Jika terus demikian adanya maka tingkat pengangguran akan tetap pada tingkat dimana modal yang digunakan oleh perusahaan dapat memberikan insentif tambahan dari melakukan ekspor ke luar negeri, tetapi ini juga mempertimbangkan perbedaan kurs mata uang terhadap mata uang negara lain, yang dapat menimbulkan persoalan apabila modal tersebut berasal dari pinjaman luar negeri dimana fluktuasi kurs dapat mempengaruhi tingkat pengembalian pinjaman kepada debitor apabila tidak dilakukan ‘hedging’. Para ekonom barat juga terkendala dengan tingkat inflasi serta tingkat suku bunga dalam menerapkan perkembangan ekonomi di Indonesia, dimana tingkat inflasi yang tinggi dianggap sebagai ‘bencana keuangan’ karena jika tidak dikendalikan akan berakibat pada krisis ekonomi, dan tingkat suku bunga adalah ukuran yang digunakan untuk mengimbangi perubahan naik turunnya tingkat inflasi.
Para ekonom barat berpegang pada prinsip ‘Capital Intensive‘ yang merupakan anjuran dari ekonom barat melalui penerapan ‘economic of scale‘ atau suatu batas minimum bagi industri untuk bisa beroperasi secara ekonomis dan menguntungkan pada suatu perekonomian. Meraka lebih menekankan penggunaan modal untuk mengakselerasi pertumbuhan ekonomi dengan mengabaikan sendi-sendi pada aspek lainnya, dalam istilah kajian ekonomi dikatakan dengan ‘Capital Intensive‘ yang dapat dipahami dengan keluar masuknya arus modal dari luar negeri melalui pasar modal yang dapat digunakan oleh perusahaan besar dalam memperoleh tambahan dana untuk melakukan ekspansi usahanya.
Seperti yang sudah dituliskan diawal bahwa saya akan mengatakan ekonomi lokal sebagai para ekonom yang belajar di dalam negeri, mereka ini adalah generasi penerus bangsa yang berpikiran nasionalis dan memiliki pemikiran ekonomi kerakyatan khas Indonesia, meskipun mereka belajar pula teori ilmu ekonomi klasik, neo-klasik, dan modern tetapi pemikiran perkembangan ekonominya berbeda dengan para ekonom barat. Para ekonom lokal menggunakan istilah ‘Labour Intensive‘ untuk mendorong roda perekonomian nasional dengan lebih banyak menggunakan tenaga kerja dan juga mesin-mesin karena menurut mereka ini akan meringankan beban penderitaan rakyat akibat tingkat pengangguran yang tinggi yang akhirnya akan berdampak pada ketegangan sosial dan akhirnya hanya akan memperlambat perkembangan ekonomi.
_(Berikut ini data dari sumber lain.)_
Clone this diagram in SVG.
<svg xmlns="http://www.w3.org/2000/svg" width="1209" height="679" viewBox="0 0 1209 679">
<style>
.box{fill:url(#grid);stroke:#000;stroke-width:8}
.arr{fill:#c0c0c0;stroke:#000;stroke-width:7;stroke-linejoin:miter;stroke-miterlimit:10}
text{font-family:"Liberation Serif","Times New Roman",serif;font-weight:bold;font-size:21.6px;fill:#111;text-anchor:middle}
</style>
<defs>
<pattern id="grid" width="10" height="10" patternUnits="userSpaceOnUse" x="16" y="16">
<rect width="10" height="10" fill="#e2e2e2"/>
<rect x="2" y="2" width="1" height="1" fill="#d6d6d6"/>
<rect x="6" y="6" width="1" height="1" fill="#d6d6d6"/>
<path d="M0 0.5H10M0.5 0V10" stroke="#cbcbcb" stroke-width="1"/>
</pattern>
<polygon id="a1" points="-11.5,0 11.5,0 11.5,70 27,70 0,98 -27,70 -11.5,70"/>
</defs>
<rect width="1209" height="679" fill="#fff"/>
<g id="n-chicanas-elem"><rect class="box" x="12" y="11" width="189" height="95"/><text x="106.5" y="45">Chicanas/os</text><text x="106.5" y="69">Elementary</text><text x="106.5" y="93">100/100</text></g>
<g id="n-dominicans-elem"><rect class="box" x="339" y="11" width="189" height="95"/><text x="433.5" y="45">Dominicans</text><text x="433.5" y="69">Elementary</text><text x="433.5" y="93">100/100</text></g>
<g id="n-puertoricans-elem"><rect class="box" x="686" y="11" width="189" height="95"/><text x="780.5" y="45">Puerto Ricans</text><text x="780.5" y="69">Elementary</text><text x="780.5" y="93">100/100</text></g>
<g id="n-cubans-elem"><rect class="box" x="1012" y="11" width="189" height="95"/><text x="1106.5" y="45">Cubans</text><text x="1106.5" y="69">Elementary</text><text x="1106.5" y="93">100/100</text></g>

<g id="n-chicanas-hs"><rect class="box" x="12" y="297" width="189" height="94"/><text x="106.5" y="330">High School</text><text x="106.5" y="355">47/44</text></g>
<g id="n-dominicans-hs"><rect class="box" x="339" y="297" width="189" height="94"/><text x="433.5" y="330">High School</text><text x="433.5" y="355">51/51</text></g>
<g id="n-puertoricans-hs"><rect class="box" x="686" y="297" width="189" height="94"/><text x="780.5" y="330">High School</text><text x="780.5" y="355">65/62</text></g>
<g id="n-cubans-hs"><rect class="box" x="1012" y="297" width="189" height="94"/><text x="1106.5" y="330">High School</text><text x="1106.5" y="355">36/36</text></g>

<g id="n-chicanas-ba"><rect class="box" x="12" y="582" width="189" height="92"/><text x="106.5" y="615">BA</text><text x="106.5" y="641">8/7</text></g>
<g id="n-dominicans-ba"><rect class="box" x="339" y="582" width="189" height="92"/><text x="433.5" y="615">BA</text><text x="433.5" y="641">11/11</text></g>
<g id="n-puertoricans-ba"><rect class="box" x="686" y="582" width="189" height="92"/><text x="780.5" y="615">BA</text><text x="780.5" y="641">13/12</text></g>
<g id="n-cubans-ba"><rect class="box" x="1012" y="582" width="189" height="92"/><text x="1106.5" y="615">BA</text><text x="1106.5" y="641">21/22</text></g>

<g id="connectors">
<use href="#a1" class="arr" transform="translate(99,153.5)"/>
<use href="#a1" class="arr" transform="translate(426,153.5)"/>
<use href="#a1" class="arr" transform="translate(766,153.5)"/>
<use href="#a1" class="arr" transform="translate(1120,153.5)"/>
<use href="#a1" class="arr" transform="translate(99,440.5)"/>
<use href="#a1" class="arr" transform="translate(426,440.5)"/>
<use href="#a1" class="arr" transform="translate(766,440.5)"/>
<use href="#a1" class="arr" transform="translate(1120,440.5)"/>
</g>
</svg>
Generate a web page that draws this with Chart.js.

Dari kedua perbedaan pemikiran tersebut dapat dipisahkan menjadi ‘Capital Intensive‘ dan ‘Labour Intensive‘, dimana kedua istilah tersebut sebagai ukuran perkembangan ekonomi menurut dua pemikiran ekonom di Indonesia. Dan yang paling penting dalam penjabaran tentang mereka adalah mereka sebagai para ekonom yang memiliki pemikiran yang cerdas dan kreatif meskipun memiliki pemikiran perkembangan ekonomi yang berbeda.
Perbedaan tersebut dapat diuraikan dengan bahwa para ekonom barat itu adalah mereka yang menghitung pertumbuhan ekonomi dalam PDB dan PNB serta jumlah tingkat produksi yang tinggi, kemudian dengan melakukan otomatisasi, robotisasi, dan komputerisasi yang berdampak pada tingkat pengangguran yang tidak berkurang. Sementara itu para ekonom lokal adalah mereka yang menggunakan sumber daya manusia secara lebih besar dengan memperhatikan pada sumber daya yang dapat digunakan dengan maksimal untuk meningkatkan kemakmuran dan kesejahteraan masyrakat Indonesia. Para ekonom lokal lebih menekankan tujuan pembangunan yang adil dan merata demi pembangunan ekonomi secara maksimal dalam penggunaan sumber daya yang berasal dari tenaga kerja Indonesia demi pertumbuhan ekonomi yang berkelanjutan.